In addition to reading files, Splunk can listen to network ports. The stanzas take the following form:
[protocol://<remote host>:<local port>]
The remote host portion is rarely used, but the idea is that you can specify different input configurations for specific hosts. The usual stanzas look like this:
- [tcp://1234]: Specify that we will listen to port 1234 for TCP connections. Anything can connect to this port and send data in.
- [tcp-ssl://importanthost:1234]: Listen on TCP using SSL, and apply this stanza to the importanthost host. Splunk will generate self-signed certificates the first time it is launched.
- [udp://514]: This is generally used to receive syslog events. While this does work, it is generally considered a best practice to use a dedicated syslog receiver, such as rsyslog or syslog-ng. See Chapter 12, Advanced Deployments, for a discussion on this subject.
- [splunktcp://9997] or [splunktcp-ssl://9997]: In a distributed environment, your indexers will receive events on the specified port. It is a custom protocol used between Splunk instances. This stanza is created for you when you go to Settings | Forwarding and receiving | Receive data and configure your Splunk instance to receive data forwarded from other Splunk instances.
For TCP and UDP inputs, the following attributes apply:
- source: If it is not specified, the source will default to protocol:port, for instance, udp:514.
- sourcetype: If it is not specified, sourcetype will also default to protocol:port, but this is generally not what you want.

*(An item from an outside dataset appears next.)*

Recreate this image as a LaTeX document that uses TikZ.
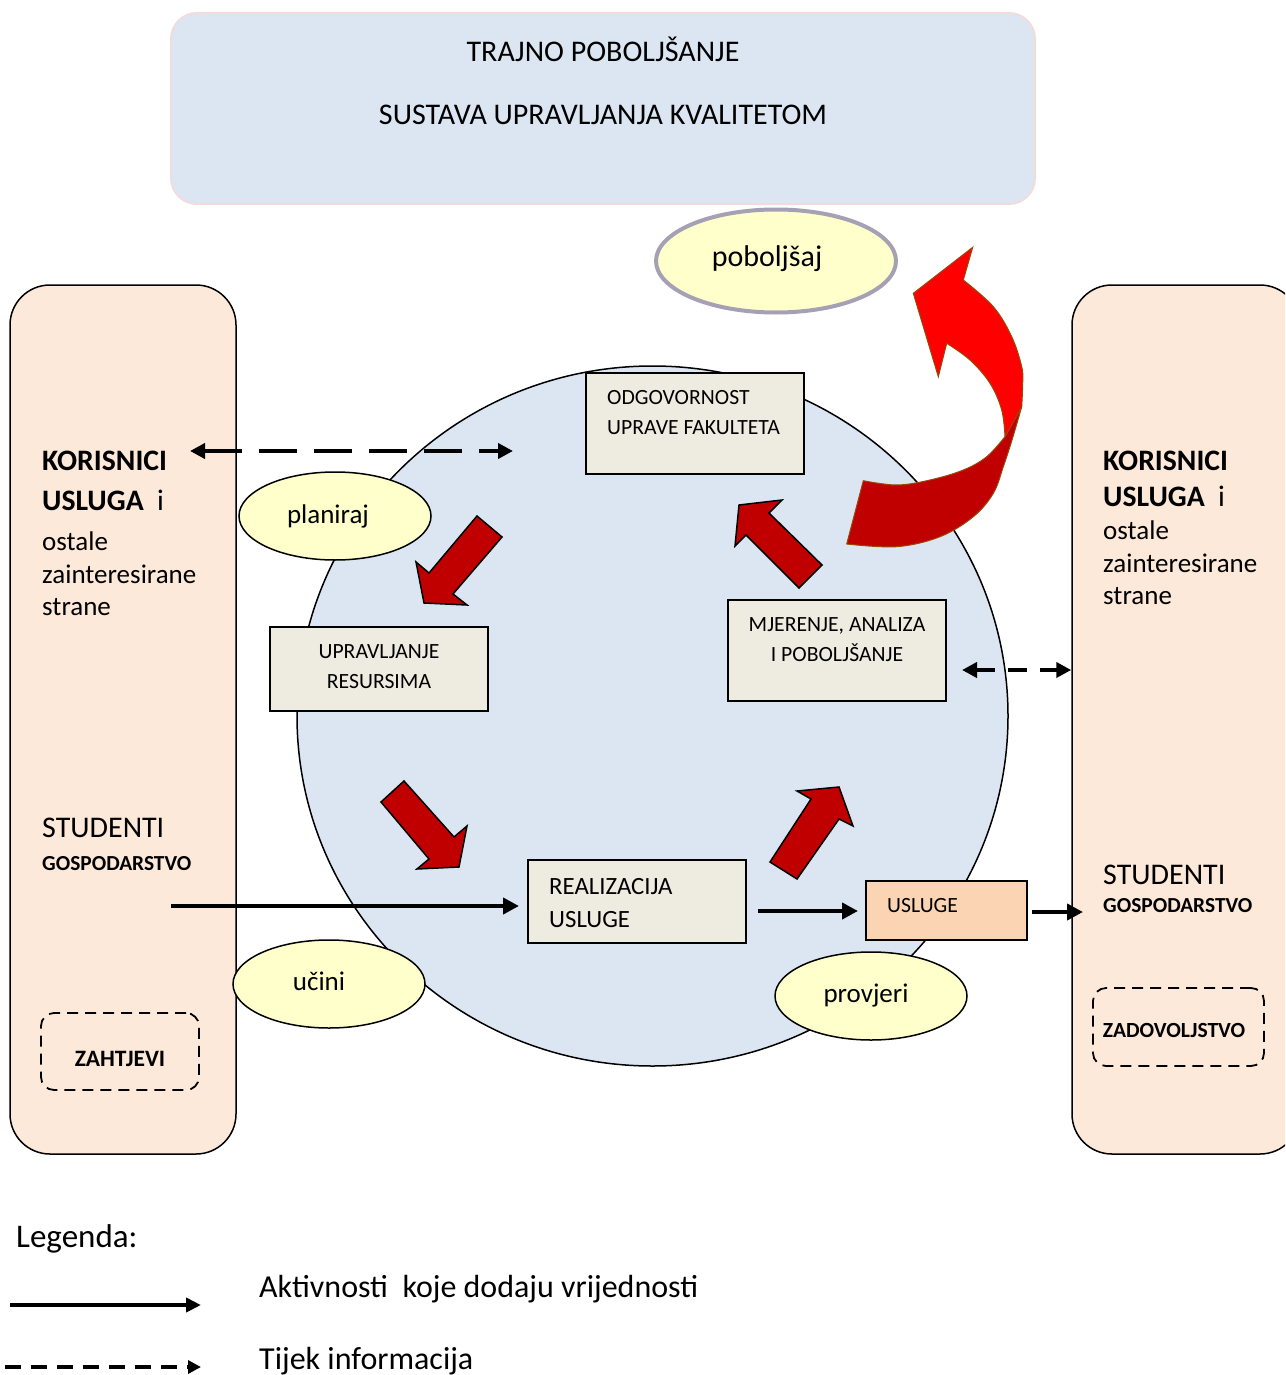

It is best to specify a source type and create a corresponding stanza in props.conf.
- connection_host: With network inputs, what value to capture for host is somewhat tricky. Your options essentially are:
- connection_host = dns uses reverse DNS to determine the hostname from the incoming connection. When reverse DNS is configured properly, this is usually your best bet. This is the default setting.
- connection_host = ip sets the host field to the IP address of the remote machine. This is your best choice when reverse DNS is unreliable.
- connection_host = none uses the hostname of the Splunk instance receiving the data. This option can make sense when all traffic is going to an interim host.
- host = foo sets the hostname statically.
- It is also common to reset the value of the host using a transform, for instance, with syslog events. This happens after parsing, though, so it is too late to change things such as time zone based on the host.
- queueSize: This value specifies how much memory Splunk is allowed to set aside for an input queue. A common use for a queue is to capture spiky data until the indexers can catch up.
- persistentQueueSize: This value specifies a persistent queue that can be used to capture data to the disk if the in-memory queue fills up. If you find yourself building a particularly complicated setup around network ports, I would encourage you to talk to Splunk support as there may be a better way to accomplish your goals.